> **GIVEN INSTRUCTION**
Below is some material; transcribe all of it exactly.

[start of MATERIAL PROVIDED]

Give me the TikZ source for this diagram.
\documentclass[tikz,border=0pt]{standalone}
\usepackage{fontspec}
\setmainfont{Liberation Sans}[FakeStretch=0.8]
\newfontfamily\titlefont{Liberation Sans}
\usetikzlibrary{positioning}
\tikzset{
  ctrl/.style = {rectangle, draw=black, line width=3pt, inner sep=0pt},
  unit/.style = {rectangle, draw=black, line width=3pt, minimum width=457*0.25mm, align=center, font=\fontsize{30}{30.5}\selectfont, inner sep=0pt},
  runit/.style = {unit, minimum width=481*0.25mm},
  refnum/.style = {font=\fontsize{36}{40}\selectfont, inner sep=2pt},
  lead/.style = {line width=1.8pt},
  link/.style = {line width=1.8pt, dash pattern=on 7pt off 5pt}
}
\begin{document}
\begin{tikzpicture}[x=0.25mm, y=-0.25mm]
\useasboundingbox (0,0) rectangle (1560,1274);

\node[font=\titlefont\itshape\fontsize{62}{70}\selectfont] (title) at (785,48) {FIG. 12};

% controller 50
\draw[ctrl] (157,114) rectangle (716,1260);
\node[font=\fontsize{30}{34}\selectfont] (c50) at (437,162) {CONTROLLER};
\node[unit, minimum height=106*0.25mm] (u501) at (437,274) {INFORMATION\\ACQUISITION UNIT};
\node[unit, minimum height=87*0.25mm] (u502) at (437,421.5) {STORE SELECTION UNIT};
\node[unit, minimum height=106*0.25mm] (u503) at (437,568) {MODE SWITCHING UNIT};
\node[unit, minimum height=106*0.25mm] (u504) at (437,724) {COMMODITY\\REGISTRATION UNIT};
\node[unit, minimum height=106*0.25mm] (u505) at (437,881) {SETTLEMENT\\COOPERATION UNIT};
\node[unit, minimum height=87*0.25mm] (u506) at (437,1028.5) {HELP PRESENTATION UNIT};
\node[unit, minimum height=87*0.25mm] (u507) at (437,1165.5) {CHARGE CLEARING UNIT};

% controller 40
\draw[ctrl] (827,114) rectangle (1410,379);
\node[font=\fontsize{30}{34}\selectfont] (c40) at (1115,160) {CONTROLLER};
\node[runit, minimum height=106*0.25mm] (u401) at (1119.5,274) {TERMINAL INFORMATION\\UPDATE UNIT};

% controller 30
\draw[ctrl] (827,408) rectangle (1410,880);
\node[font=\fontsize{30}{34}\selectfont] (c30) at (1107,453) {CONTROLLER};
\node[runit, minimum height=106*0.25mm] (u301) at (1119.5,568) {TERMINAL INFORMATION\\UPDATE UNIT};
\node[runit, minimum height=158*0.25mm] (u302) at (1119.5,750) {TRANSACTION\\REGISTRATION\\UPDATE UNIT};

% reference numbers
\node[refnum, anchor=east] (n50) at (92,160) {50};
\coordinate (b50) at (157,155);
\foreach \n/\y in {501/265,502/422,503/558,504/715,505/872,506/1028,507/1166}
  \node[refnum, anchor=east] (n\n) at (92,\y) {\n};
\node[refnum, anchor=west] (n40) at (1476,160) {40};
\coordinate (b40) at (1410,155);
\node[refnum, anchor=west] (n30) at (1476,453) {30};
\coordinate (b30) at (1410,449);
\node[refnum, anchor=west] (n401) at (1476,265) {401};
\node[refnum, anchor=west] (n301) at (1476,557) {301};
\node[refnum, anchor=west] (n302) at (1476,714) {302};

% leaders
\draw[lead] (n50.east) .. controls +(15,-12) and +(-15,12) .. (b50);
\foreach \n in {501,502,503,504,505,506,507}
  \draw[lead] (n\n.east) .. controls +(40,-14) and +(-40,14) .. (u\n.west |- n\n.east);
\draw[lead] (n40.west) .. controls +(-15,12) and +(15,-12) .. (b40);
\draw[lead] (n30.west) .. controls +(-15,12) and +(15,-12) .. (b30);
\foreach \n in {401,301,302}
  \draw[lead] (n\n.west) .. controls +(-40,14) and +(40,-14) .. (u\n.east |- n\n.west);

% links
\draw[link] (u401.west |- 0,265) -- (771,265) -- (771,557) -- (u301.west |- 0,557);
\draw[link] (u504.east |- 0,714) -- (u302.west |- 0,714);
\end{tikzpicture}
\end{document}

[end of MATERIAL PROVIDED]

> **ANSWER**
Give me the TikZ source for this diagram.
\documentclass[tikz,border=0pt]{standalone}
\usepackage{fontspec}
\setmainfont{Liberation Sans}[FakeStretch=0.8]
\newfontfamily\titlefont{Liberation Sans}
\usetikzlibrary{positioning}
\tikzset{
  ctrl/.style = {rectangle, draw=black, line width=3pt, inner sep=0pt},
  unit/.style = {rectangle, draw=black, line width=3pt, minimum width=457*0.25mm, align=center, font=\fontsize{30}{30.5}\selectfont, inner sep=0pt},
  runit/.style = {unit, minimum width=481*0.25mm},
  refnum/.style = {font=\fontsize{36}{40}\selectfont, inner sep=2pt},
  lead/.style = {line width=1.8pt},
  link/.style = {line width=1.8pt, dash pattern=on 7pt off 5pt}
}
\begin{document}
\begin{tikzpicture}[x=0.25mm, y=-0.25mm]
\useasboundingbox (0,0) rectangle (1560,1274);

\node[font=\titlefont\itshape\fontsize{62}{70}\selectfont] (title) at (785,48) {FIG. 12};

% controller 50
\draw[ctrl] (157,114) rectangle (716,1260);
\node[font=\fontsize{30}{34}\selectfont] (c50) at (437,162) {CONTROLLER};
\node[unit, minimum height=106*0.25mm] (u501) at (437,274) {INFORMATION\\ACQUISITION UNIT};
\node[unit, minimum height=87*0.25mm] (u502) at (437,421.5) {STORE SELECTION UNIT};
\node[unit, minimum height=106*0.25mm] (u503) at (437,568) {MODE SWITCHING UNIT};
\node[unit, minimum height=106*0.25mm] (u504) at (437,724) {COMMODITY\\REGISTRATION UNIT};
\node[unit, minimum height=106*0.25mm] (u505) at (437,881) {SETTLEMENT\\COOPERATION UNIT};
\node[unit, minimum height=87*0.25mm] (u506) at (437,1028.5) {HELP PRESENTATION UNIT};
\node[unit, minimum height=87*0.25mm] (u507) at (437,1165.5) {CHARGE CLEARING UNIT};

% controller 40
\draw[ctrl] (827,114) rectangle (1410,379);
\node[font=\fontsize{30}{34}\selectfont] (c40) at (1115,160) {CONTROLLER};
\node[runit, minimum height=106*0.25mm] (u401) at (1119.5,274) {TERMINAL INFORMATION\\UPDATE UNIT};

% controller 30
\draw[ctrl] (827,408) rectangle (1410,880);
\node[font=\fontsize{30}{34}\selectfont] (c30) at (1107,453) {CONTROLLER};
\node[runit, minimum height=106*0.25mm] (u301) at (1119.5,568) {TERMINAL INFORMATION\\UPDATE UNIT};
\node[runit, minimum height=158*0.25mm] (u302) at (1119.5,750) {TRANSACTION\\REGISTRATION\\UPDATE UNIT};

% reference numbers
\node[refnum, anchor=east] (n50) at (92,160) {50};
\coordinate (b50) at (157,155);
\foreach \n/\y in {501/265,502/422,503/558,504/715,505/872,506/1028,507/1166}
  \node[refnum, anchor=east] (n\n) at (92,\y) {\n};
\node[refnum, anchor=west] (n40) at (1476,160) {40};
\coordinate (b40) at (1410,155);
\node[refnum, anchor=west] (n30) at (1476,453) {30};
\coordinate (b30) at (1410,449);
\node[refnum, anchor=west] (n401) at (1476,265) {401};
\node[refnum, anchor=west] (n301) at (1476,557) {301};
\node[refnum, anchor=west] (n302) at (1476,714) {302};

% leaders
\draw[lead] (n50.east) .. controls +(15,-12) and +(-15,12) .. (b50);
\foreach \n in {501,502,503,504,505,506,507}
  \draw[lead] (n\n.east) .. controls +(40,-14) and +(-40,14) .. (u\n.west |- n\n.east);
\draw[lead] (n40.west) .. controls +(-15,12) and +(15,-12) .. (b40);
\draw[lead] (n30.west) .. controls +(-15,12) and +(15,-12) .. (b30);
\foreach \n in {401,301,302}
  \draw[lead] (n\n.west) .. controls +(-40,14) and +(40,-14) .. (u\n.east |- n\n.west);

% links
\draw[link] (u401.west |- 0,265) -- (771,265) -- (771,557) -- (u301.west |- 0,557);
\draw[link] (u504.east |- 0,714) -- (u302.west |- 0,714);
\end{tikzpicture}
\end{document}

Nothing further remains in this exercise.